Task objective:
Copy the data exactly as it appears, and do not include any pictures.

— Begin —

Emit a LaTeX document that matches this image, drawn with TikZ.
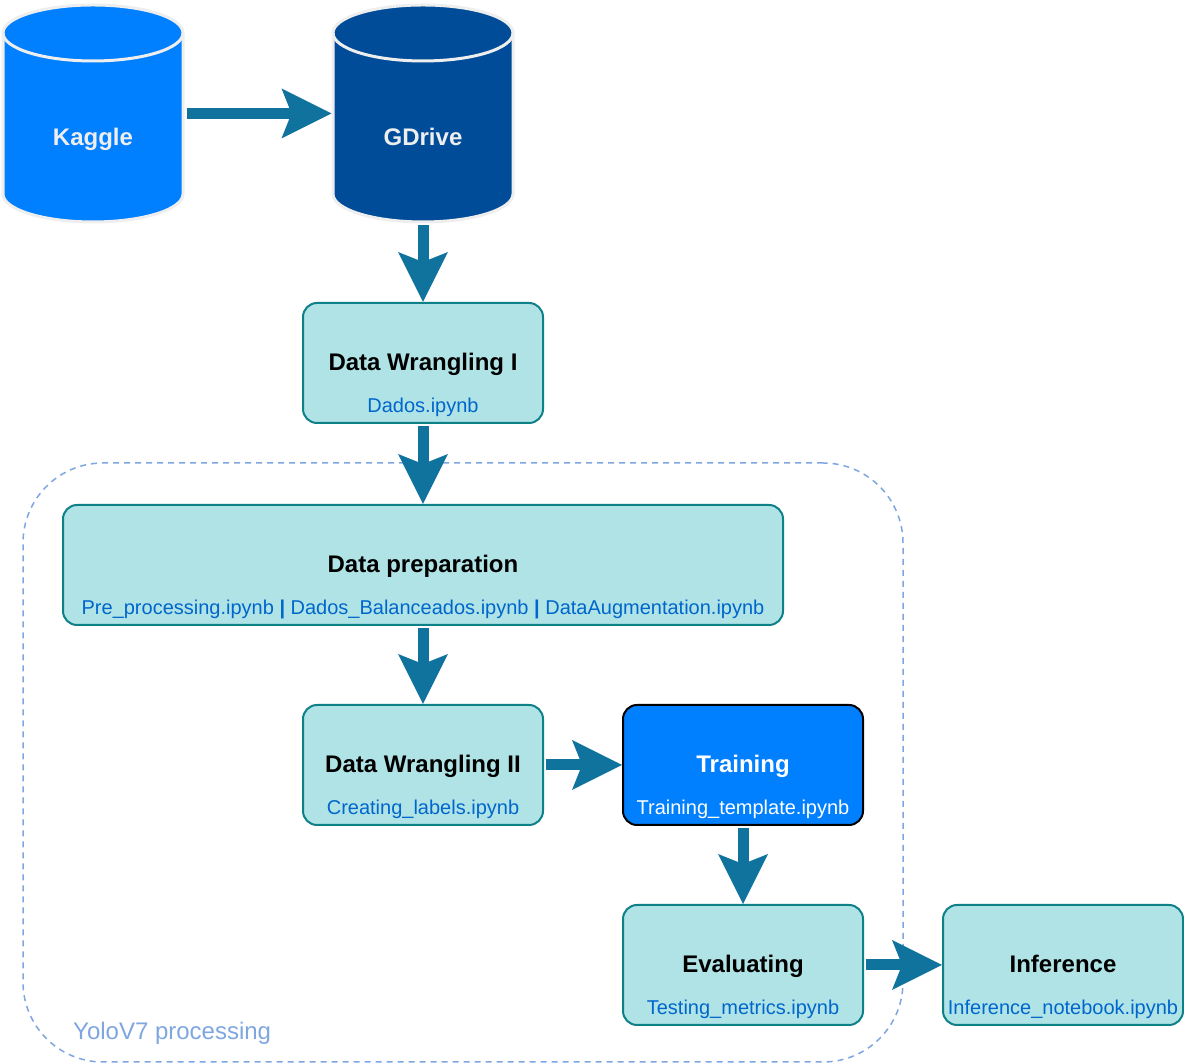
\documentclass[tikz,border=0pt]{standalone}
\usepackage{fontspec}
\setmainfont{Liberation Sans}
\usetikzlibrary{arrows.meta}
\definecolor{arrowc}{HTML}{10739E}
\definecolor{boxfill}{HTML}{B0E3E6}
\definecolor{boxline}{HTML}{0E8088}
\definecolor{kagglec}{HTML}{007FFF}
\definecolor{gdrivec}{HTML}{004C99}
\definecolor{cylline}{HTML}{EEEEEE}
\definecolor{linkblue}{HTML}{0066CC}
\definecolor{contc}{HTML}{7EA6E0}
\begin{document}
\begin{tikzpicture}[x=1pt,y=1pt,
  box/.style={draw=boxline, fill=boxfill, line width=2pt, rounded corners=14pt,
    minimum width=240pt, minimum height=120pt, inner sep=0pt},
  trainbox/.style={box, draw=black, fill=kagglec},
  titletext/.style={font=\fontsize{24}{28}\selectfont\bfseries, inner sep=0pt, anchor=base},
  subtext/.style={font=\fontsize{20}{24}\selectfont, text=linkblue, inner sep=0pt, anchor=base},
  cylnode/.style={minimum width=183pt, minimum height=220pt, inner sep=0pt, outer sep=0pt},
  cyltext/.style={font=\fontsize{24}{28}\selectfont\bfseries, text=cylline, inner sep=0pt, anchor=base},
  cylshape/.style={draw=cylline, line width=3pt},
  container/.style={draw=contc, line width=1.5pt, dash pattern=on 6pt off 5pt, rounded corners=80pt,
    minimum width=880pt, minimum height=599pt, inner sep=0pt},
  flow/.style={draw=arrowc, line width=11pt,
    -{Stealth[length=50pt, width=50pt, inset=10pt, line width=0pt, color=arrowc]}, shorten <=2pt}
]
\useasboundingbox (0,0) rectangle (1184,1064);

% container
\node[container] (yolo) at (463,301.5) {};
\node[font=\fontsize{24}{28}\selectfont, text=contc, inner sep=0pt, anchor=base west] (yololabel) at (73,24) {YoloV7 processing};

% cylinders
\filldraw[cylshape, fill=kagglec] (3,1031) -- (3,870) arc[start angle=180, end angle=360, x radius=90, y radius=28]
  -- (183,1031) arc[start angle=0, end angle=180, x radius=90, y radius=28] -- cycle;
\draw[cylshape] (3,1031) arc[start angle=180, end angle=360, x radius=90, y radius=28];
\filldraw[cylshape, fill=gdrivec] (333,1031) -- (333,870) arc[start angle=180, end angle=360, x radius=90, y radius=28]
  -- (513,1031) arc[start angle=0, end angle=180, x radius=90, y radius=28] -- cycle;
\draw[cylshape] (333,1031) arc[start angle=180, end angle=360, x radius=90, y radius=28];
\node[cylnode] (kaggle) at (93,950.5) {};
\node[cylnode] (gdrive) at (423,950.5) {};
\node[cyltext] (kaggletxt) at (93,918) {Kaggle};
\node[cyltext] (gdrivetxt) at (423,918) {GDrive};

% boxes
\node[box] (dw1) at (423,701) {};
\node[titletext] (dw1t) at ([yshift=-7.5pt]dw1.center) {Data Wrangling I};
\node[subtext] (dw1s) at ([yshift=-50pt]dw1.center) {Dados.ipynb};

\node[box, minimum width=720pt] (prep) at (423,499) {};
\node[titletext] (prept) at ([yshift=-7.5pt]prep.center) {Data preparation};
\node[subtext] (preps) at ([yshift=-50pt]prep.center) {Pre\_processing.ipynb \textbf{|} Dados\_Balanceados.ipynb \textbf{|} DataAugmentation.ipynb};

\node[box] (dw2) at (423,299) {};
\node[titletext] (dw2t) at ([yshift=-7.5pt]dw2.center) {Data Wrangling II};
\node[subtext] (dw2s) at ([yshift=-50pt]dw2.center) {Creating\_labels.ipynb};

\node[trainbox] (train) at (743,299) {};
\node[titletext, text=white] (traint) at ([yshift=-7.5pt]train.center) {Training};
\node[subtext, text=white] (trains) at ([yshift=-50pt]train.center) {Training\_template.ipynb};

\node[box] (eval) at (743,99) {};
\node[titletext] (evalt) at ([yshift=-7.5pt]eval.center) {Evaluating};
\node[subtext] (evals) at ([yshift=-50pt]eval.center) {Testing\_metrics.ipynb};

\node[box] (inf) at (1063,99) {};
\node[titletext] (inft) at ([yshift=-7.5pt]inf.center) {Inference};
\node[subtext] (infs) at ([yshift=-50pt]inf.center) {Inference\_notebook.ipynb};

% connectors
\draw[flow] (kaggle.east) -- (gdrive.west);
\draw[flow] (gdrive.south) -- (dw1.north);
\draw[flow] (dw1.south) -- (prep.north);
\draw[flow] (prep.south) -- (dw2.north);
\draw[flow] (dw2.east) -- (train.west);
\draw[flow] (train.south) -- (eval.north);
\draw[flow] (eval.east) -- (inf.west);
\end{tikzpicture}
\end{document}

— End —

Exercise result:
Emit a LaTeX document that matches this image, drawn with TikZ.
\documentclass[tikz,border=0pt]{standalone}
\usepackage{fontspec}
\setmainfont{Liberation Sans}
\usetikzlibrary{arrows.meta}
\definecolor{arrowc}{HTML}{10739E}
\definecolor{boxfill}{HTML}{B0E3E6}
\definecolor{boxline}{HTML}{0E8088}
\definecolor{kagglec}{HTML}{007FFF}
\definecolor{gdrivec}{HTML}{004C99}
\definecolor{cylline}{HTML}{EEEEEE}
\definecolor{linkblue}{HTML}{0066CC}
\definecolor{contc}{HTML}{7EA6E0}
\begin{document}
\begin{tikzpicture}[x=1pt,y=1pt,
  box/.style={draw=boxline, fill=boxfill, line width=2pt, rounded corners=14pt,
    minimum width=240pt, minimum height=120pt, inner sep=0pt},
  trainbox/.style={box, draw=black, fill=kagglec},
  titletext/.style={font=\fontsize{24}{28}\selectfont\bfseries, inner sep=0pt, anchor=base},
  subtext/.style={font=\fontsize{20}{24}\selectfont, text=linkblue, inner sep=0pt, anchor=base},
  cylnode/.style={minimum width=183pt, minimum height=220pt, inner sep=0pt, outer sep=0pt},
  cyltext/.style={font=\fontsize{24}{28}\selectfont\bfseries, text=cylline, inner sep=0pt, anchor=base},
  cylshape/.style={draw=cylline, line width=3pt},
  container/.style={draw=contc, line width=1.5pt, dash pattern=on 6pt off 5pt, rounded corners=80pt,
    minimum width=880pt, minimum height=599pt, inner sep=0pt},
  flow/.style={draw=arrowc, line width=11pt,
    -{Stealth[length=50pt, width=50pt, inset=10pt, line width=0pt, color=arrowc]}, shorten <=2pt}
]
\useasboundingbox (0,0) rectangle (1184,1064);

% container
\node[container] (yolo) at (463,301.5) {};
\node[font=\fontsize{24}{28}\selectfont, text=contc, inner sep=0pt, anchor=base west] (yololabel) at (73,24) {YoloV7 processing};

% cylinders
\filldraw[cylshape, fill=kagglec] (3,1031) -- (3,870) arc[start angle=180, end angle=360, x radius=90, y radius=28]
  -- (183,1031) arc[start angle=0, end angle=180, x radius=90, y radius=28] -- cycle;
\draw[cylshape] (3,1031) arc[start angle=180, end angle=360, x radius=90, y radius=28];
\filldraw[cylshape, fill=gdrivec] (333,1031) -- (333,870) arc[start angle=180, end angle=360, x radius=90, y radius=28]
  -- (513,1031) arc[start angle=0, end angle=180, x radius=90, y radius=28] -- cycle;
\draw[cylshape] (333,1031) arc[start angle=180, end angle=360, x radius=90, y radius=28];
\node[cylnode] (kaggle) at (93,950.5) {};
\node[cylnode] (gdrive) at (423,950.5) {};
\node[cyltext] (kaggletxt) at (93,918) {Kaggle};
\node[cyltext] (gdrivetxt) at (423,918) {GDrive};

% boxes
\node[box] (dw1) at (423,701) {};
\node[titletext] (dw1t) at ([yshift=-7.5pt]dw1.center) {Data Wrangling I};
\node[subtext] (dw1s) at ([yshift=-50pt]dw1.center) {Dados.ipynb};

\node[box, minimum width=720pt] (prep) at (423,499) {};
\node[titletext] (prept) at ([yshift=-7.5pt]prep.center) {Data preparation};
\node[subtext] (preps) at ([yshift=-50pt]prep.center) {Pre\_processing.ipynb \textbf{|} Dados\_Balanceados.ipynb \textbf{|} DataAugmentation.ipynb};

\node[box] (dw2) at (423,299) {};
\node[titletext] (dw2t) at ([yshift=-7.5pt]dw2.center) {Data Wrangling II};
\node[subtext] (dw2s) at ([yshift=-50pt]dw2.center) {Creating\_labels.ipynb};

\node[trainbox] (train) at (743,299) {};
\node[titletext, text=white] (traint) at ([yshift=-7.5pt]train.center) {Training};
\node[subtext, text=white] (trains) at ([yshift=-50pt]train.center) {Training\_template.ipynb};

\node[box] (eval) at (743,99) {};
\node[titletext] (evalt) at ([yshift=-7.5pt]eval.center) {Evaluating};
\node[subtext] (evals) at ([yshift=-50pt]eval.center) {Testing\_metrics.ipynb};

\node[box] (inf) at (1063,99) {};
\node[titletext] (inft) at ([yshift=-7.5pt]inf.center) {Inference};
\node[subtext] (infs) at ([yshift=-50pt]inf.center) {Inference\_notebook.ipynb};

% connectors
\draw[flow] (kaggle.east) -- (gdrive.west);
\draw[flow] (gdrive.south) -- (dw1.north);
\draw[flow] (dw1.south) -- (prep.north);
\draw[flow] (prep.south) -- (dw2.north);
\draw[flow] (dw2.east) -- (train.west);
\draw[flow] (train.south) -- (eval.north);
\draw[flow] (eval.east) -- (inf.west);
\end{tikzpicture}
\end{document}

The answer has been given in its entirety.